In 1899 Parker resigned as managing director of Thomas Parker Ltd. He moved to London, where he was consulting engineer to the Metropolitan Railway company, involved in the electrification of the underground railway. The Neasden Power Station was opened in 1904 as part of the project. Parker stayed in London until retirement in 1908.

In 1904 he invented a new smokeless fuel, marketed as Coalite. In 1936 Parker was posthumously awarded a gold medal by the Smoke Abatement Society for this.

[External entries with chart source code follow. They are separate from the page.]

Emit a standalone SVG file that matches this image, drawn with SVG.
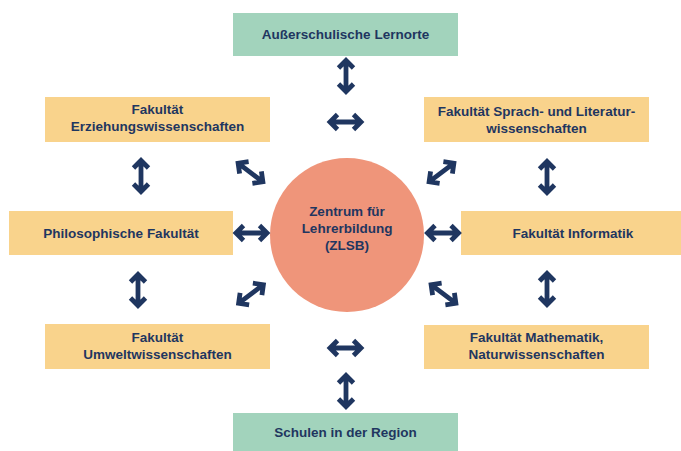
<svg xmlns="http://www.w3.org/2000/svg" xmlns:xlink="http://www.w3.org/1999/xlink" width="681" height="451" viewBox="0 0 681 451">
<style>
.g{fill:#a2d3bc}
.o{fill:#f9d38c}
.c{fill:#ef957a}
.t{font-family:"Liberation Sans",Arial,sans-serif;font-weight:bold;font-size:13.5px;fill:#1f3660;text-anchor:middle}
.a{fill:none;stroke:#1f3660;stroke-width:4.8;stroke-linecap:butt;stroke-linejoin:miter}
</style>
<defs>
<g id="arr"><path class="a" d="M-13.5,0 H13.5 M-8,-7.5 L-15.5,0 L-8,7.5 M8,-7.5 L15.5,0 L8,7.5"/></g>
</defs>
<rect width="681" height="451" fill="#ffffff"/>
<g id="aussen"><rect class="g" x="233" y="13" width="225" height="43"/><text class="t" x="345.5" y="38.5">Außerschulische Lernorte</text></g>
<g id="erz"><rect class="o" x="45" y="97" width="225" height="45"/><text class="t" x="157.5" y="114">Fakultät</text><text class="t" x="157.5" y="131">Erziehungswissenschaften</text></g>
<g id="sprach"><rect class="o" x="424" y="97" width="225" height="45"/><text class="t" x="536.5" y="116">Fakultät Sprach- und Literatur-</text><text class="t" x="536.5" y="133">wissenschaften</text></g>
<g id="philo"><rect class="o" x="9" y="211" width="224" height="44"/><text class="t" x="121" y="237.5">Philosophische Fakultät</text></g>
<g id="zlsb"><circle class="c" cx="347" cy="235" r="77"/><text class="t" x="347" y="216">Zentrum für</text><text class="t" x="347" y="233">Lehrerbildung</text><text class="t" x="347" y="250">(ZLSB)</text></g>
<g id="info"><rect class="o" x="461" y="211" width="220" height="44"/><text class="t" x="573" y="237.5">Fakultät Informatik</text></g>
<g id="umwelt"><rect class="o" x="45" y="324" width="225" height="45"/><text class="t" x="157.5" y="342">Fakultät</text><text class="t" x="157.5" y="359">Umweltwissenschaften</text></g>
<g id="mathe"><rect class="o" x="424" y="325" width="225" height="44"/><text class="t" x="536.5" y="342">Fakultät Mathematik,</text><text class="t" x="536.5" y="359">Naturwissenschaften</text></g>
<g id="schulen"><rect class="g" x="233" y="413" width="225" height="38"/><text class="t" x="345.5" y="436.5">Schulen in der Region</text></g>
<g id="connectors">
<use xlink:href="#arr" transform="translate(346,76) rotate(90)"/>
<use xlink:href="#arr" transform="translate(345.5,122)"/>
<use xlink:href="#arr" transform="translate(141,176) rotate(90)"/>
<use xlink:href="#arr" transform="translate(250.5,172.5) rotate(37)"/>
<use xlink:href="#arr" transform="translate(441.5,172.5) rotate(-37)"/>
<use xlink:href="#arr" transform="translate(547,177) rotate(90)"/>
<use xlink:href="#arr" transform="translate(251.5,233)"/>
<use xlink:href="#arr" transform="translate(443,233)"/>
<use xlink:href="#arr" transform="translate(138,290) rotate(90)"/>
<use xlink:href="#arr" transform="translate(251,294) rotate(-37)"/>
<use xlink:href="#arr" transform="translate(443.5,294) rotate(37)"/>
<use xlink:href="#arr" transform="translate(547,289) rotate(90)"/>
<use xlink:href="#arr" transform="translate(345.5,348)"/>
<use xlink:href="#arr" transform="translate(346,391) rotate(90)"/>
</g>
</svg>
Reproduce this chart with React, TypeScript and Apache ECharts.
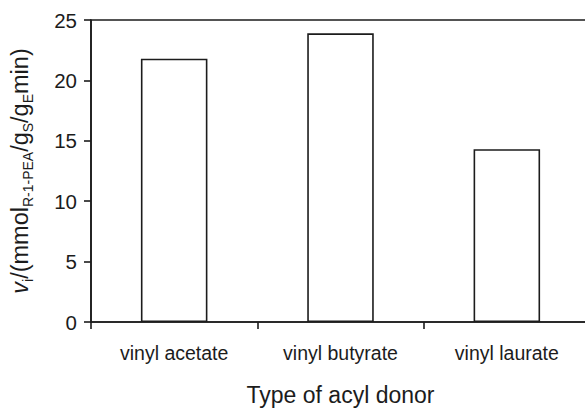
import React, { useEffect, useRef } from "react";
import * as echarts from "echarts";

const categories = ["vinyl acetate", "vinyl butyrate", "vinyl laurate"];
const rates = [21.8, 23.9, 14.3];
const yMin = 0;
const yMax = 25;
const yInterval = 5;

export default function App() {
  const ref = useRef<HTMLDivElement>(null);
  useEffect(() => {
    document.body.style.overflow = "hidden";
    const chart = echarts.init(ref.current!, null, { renderer: "svg" });
    const font = "Liberation Sans, Arial, sans-serif";
    const ink = "#1c1c1c";
    chart.setOption({
      animation: false,
      backgroundColor: "#fff",
      textStyle: { fontFamily: font, color: ink },
      grid: {
        left: 90,
        top: 20,
        width: 500,
        height: 309,
        show: true,
        borderColor: ink,
        borderWidth: 1.6,
        backgroundColor: "transparent",
      },
      xAxis: {
        type: "category",
        data: categories,
        boundaryGap: true,
        axisLine: { lineStyle: { color: ink, width: 1.6 } },
        axisTick: { show: true, length: 7, lineStyle: { color: ink, width: 1.6 } },
        axisLabel: { fontSize: 19.5, color: ink, margin: 21, fontFamily: font },
        name: "Type of acyl donor",
        nameLocation: "middle",
        nameGap: 61,
        nameTextStyle: { fontSize: 23, color: ink, fontFamily: font },
      },
      yAxis: {
        type: "value",
        min: yMin,
        max: yMax,
        interval: yInterval,
        splitLine: { show: false },
        axisLine: { show: true, lineStyle: { color: ink, width: 1.6 } },
        axisTick: { show: true, length: 7, lineStyle: { color: ink, width: 1.6 } },
        axisLabel: { fontSize: 20.5, color: ink, margin: 14, fontFamily: font },
        name: "{it|v}{sub|i}{m|/(mmol}{sub|R-1-PEA}{m|/g}{sub|S}{m|/g}{sub|E}{m|min)}",
        nameLocation: "middle",
        nameRotate: 90,
        nameGap: 56,
        nameTextStyle: {
          fontFamily: font,
          color: ink,
          rich: {
            it: { fontSize: 23.5, fontStyle: "italic", fontFamily: font, color: ink, lineHeight: 30, verticalAlign: "middle" },
            m: { fontSize: 23.5, fontFamily: font, color: ink, lineHeight: 30, verticalAlign: "middle" },
            sub: { fontSize: 14, fontFamily: font, color: ink, lineHeight: 14, verticalAlign: "bottom" },
          },
        },
      },
      series: [
        {
          type: "bar",
          data: rates,
          barWidth: "40%",
          itemStyle: { color: "#fff", borderColor: ink, borderWidth: 1.6 },
        },
      ],
    });
    return () => chart.dispose();
  }, []);
  return (
    <div
      ref={ref}
      style={{ position: "fixed", left: 0, top: 0, width: 600, height: 411 }}
    />
  );
}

In 1905 he actively promoted a decimal system of his own creation, based on English weights, measures and currency.

==Retirement==
In 1908 he retired to Ironbridge, near Coalbrookdale, where he purchased Severn House. He had a laboratory and workshop at his home, and in Coalbrookdale he gave a series of lectures on science. In 1910 he bought an ironworks on the local Madeley Court estate, and he ran this company, Court Works Ltd, with his son Charles.

He died, aged 71, of a brain tumour at home in Ironbridge in 1915, and was buried nearby at St Michael's Church, Madeley.

He had twelve children, of whom nine survived to maturity. His son Charles Henry Parker ran the company that produced Coalite; his son Thomas Hugh Parker was an inventor, building prototype motor cars.

A commemorative plaque was unveiled at the former Severn House, now a hotel (The Best Western Valley Hotel), on 10 October 2015.